In the TOP PORTION UNDER the CADDY:
- Pair of Silicone Oven Mitts. Durable and can handle high temps, easy to clean.
- Pack of Cutting knives with sheaths. I used this kind at girls camp and loved them, so I got some when I got home. Since I’m not using a knife block – the sheaths are important when storing.
- Six Rubber Spatulas. Two are cheap ones, but four of them are the silicone ones with steel rod inside. Those are my favorite to use. Very durable.
- Five Bamboo wood utensil set. I’ve broken many a cheap wooden spoon, so I looked around and found a set that I felt would last longer. Bamboo is very durable.
- Three tongs – one extra-long. These can also be used to move coals around in the fire and on your Dutch oven.
- Manual Mixer
- Two bigger spoons for food prep or serving
- Two Peelers. One is double sided with different sized. One is standard.
- Four locking tongs – two bigger and two smaller. From a pack at Costco
- Pizza cutter
- Two regular spatulas
- Large slotted spoon
In the Middle Portion:
- Six wash rags and four kitchen towels. I pre-washed these and then rolled them up with rubber bands on so they fit nicely.
- Spices in glass jars with screw on lids and shaker holes underneath. Spices include: granulated garlic, chopped onion, ginger, cinnamon, taco seasoning, Italian seasoning, Cajun seasoning, chili powder, rosemary, and dill weed. I found it much cheaper to get these spices in the bulk section of WinCo. I got the glass jars at Bed, Bath and Beyond – they were 99 cents each.
- Salt and Pepper in containers that close securely that I found at Bed, Bath and Beyond.
- Bag of homemade firestarters (wax dipped cotton)
- Two red aprons with pockets. I folded them up and they fit in the pocket just perfectly.

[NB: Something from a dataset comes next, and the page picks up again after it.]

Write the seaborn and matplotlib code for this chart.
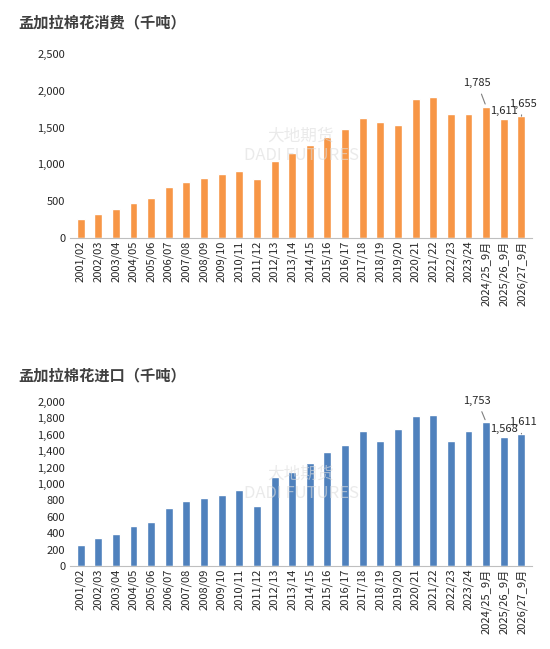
import matplotlib
matplotlib.use("Agg")
import matplotlib.pyplot as plt
import numpy as np
import pandas as pd
import seaborn as sns
from matplotlib.ticker import FuncFormatter, MultipleLocator

sns.set_style("white")
plt.rcParams["font.family"] = ["Noto Sans CJK SC", "DejaVu Sans"]

years = ["2001/02", "2002/03", "2003/04", "2004/05", "2005/06", "2006/07", "2007/08",
         "2008/09", "2009/10", "2010/11", "2011/12", "2012/13", "2013/14", "2014/15",
         "2015/16", "2016/17", "2017/18", "2018/19", "2019/20", "2020/21", "2021/22",
         "2022/23", "2023/24", "2024/25_9月", "2025/26_9月", "2026/27_9月"]
consumption = [255, 330, 390, 470, 545, 690, 760, 810, 870, 910, 800, 1040, 1150, 1260,
               1370, 1480, 1630, 1570, 1540, 1890, 1910, 1680, 1680, 1785, 1611, 1655]
imports = [256, 340, 390, 490, 535, 710, 790, 830, 870, 925, 735, 1090, 1150, 1255,
           1390, 1475, 1645, 1520, 1670, 1830, 1840, 1520, 1645, 1753, 1568, 1611]

W, H = 550, 649
fig = plt.figure(figsize=(5.5, 6.49), dpi=100)
ax1 = fig.add_axes([70 / W, 1 - 238 / H, 462 / W, 184 / H])
ax2 = fig.add_axes([70 / W, 1 - 566 / H, 462 / W, 164 / H])
panels = [
    (ax1, consumption, "#F79646", "孟加拉棉花消费（千吨）", 2500, 500, 22),
    (ax2, imports, "#4F81BD", "孟加拉棉花进口（千吨）", 2000, 200, 375),
]
for ax, vals, color, title, ymax, step, ty in panels:
    df = pd.DataFrame({"year": years, "value": vals})
    sns.barplot(data=df, x="year", y="value", color=color, width=0.45, ax=ax, saturation=1)
    ax.set_ylim(0, ymax)
    ax.set_xlim(-0.6, len(years) - 0.4)
    ax.yaxis.set_major_locator(MultipleLocator(step))
    ax.yaxis.set_major_formatter(FuncFormatter(lambda v, p: f"{int(v):,}"))
    ax.set_xlabel("")
    ax.set_ylabel("")
    ax.tick_params(axis="x", rotation=90, labelsize=8, length=0, pad=2)
    ax.tick_params(axis="y", labelsize=8, length=0)
    for s in ["top", "right", "left"]:
        ax.spines[s].set_visible(False)
    ax.spines["bottom"].set_color("#BFBFBF")
    fig.text(18 / W, 1 - ty / H, title, fontsize=11, fontweight="bold",
             color="#404040", va="center")
    ax.text(0.5, 0.5, "大地期货\nDADI FUTURES", transform=ax.transAxes, ha="center",
            va="center", fontsize=12, color="#DDDDDD", alpha=0.6)
    n = len(vals)
    offs = [ymax * 0.1, ymax * 0.02, ymax * 0.04]
    for k, dy in zip(range(n - 3, n), offs):
        y = vals[k]
        if k == n - 3:
            ax.annotate(f"{y:,}", xy=(k, y), xytext=(k - 0.5, y + dy), fontsize=8,
                        ha="center", va="bottom",
                        arrowprops=dict(arrowstyle="-", color="#7F7F7F", lw=0.8))
        elif k == n - 1:
            ax.annotate(f"{y:,}", xy=(k, y), xytext=(k + 0.1, y + dy), fontsize=8,
                        ha="center", va="bottom",
                        arrowprops=dict(arrowstyle="-", color="#7F7F7F", lw=0.8))
        else:
            ax.text(k, y + dy, f"{y:,}", fontsize=8, ha="center", va="bottom")

fig.savefig("out.png", dpi=100)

- Matches and fuel tablets
- Liquid dish soap in a zip lock baggie, sponge in a baggie and steel & copper pads in a baggie.
- Toothpicks and Dental Floss. Floss can be used in many food making endeavors
In the Bottom Portion:
- Classic Bamboo Cutting board with removable cutting mats that store inside. Costco used to carry this but when I went to buy it, they were gone. So I found one on Amazon. I really like the different cutting mats that can be used for different food and help protect from cross contamination.
- Five Stainless Steel mixing bowls with plastic lids. Three of these are matching that I got at Walmart. Three smaller ones I found at WinCo.
- Colander that can flatten
- Stretch-Light plastic food wrap (from Costco)
- Parchment Paper (from Costco)
- Reynolds Wrap Tin Foil (from Costco)
- Silicone Mat. This can be used on a cookie sheet to keep things from sticking; it can be used on a table to set hot dishes on. Lots of great uses. I keep it rolled up with rubber bands on it while it’s stored.
- Disinfectant Wipes
- Tundra Fire Extinguisher Spray. If something catches fire, I want a quick way to put it out.
- Vegetable oil spray and a bottle of Olive Oil. I also have an empty plastic squirt bottle to put olive oil in when I do use it for quick use. I didn’t want to put it in until I actually open the olive oil.
- Box of Dutch oven liners. You can find these on Amazon or at stores like Walmart in the camping section. I can also use parchment paper when those run out. I found those super helpful to use when I was camping!
- Hand held grater. I got one with different sizes to use.
I had to practice how to open the tool box, but once I knew how to open and close it; it was simple enough. You push the locking bar on each side to the unlock position, and then pull up the metal clip in front and slide it out. To close, you pull up the metal clip and slide it closed and then push the locking bar into locked position.
I also put labels inside so that anyone in my family using this will know where things go. I love to label things! But not people, labeling people is not good. (Besides, labels end up falling off people and making a mess)… lol
There you have it. A Camping and Emergency Kitchen Chuck Box. Keep it with your camping gear and/or your 72 hour kits.
You know, I almost wanted to get TWO of these rolling boxes and include things like eating utensils, plates, cups, etc. and more items for cooking; but then I figured that I will have those in bins and all this is the main stuff that I need to be mobile.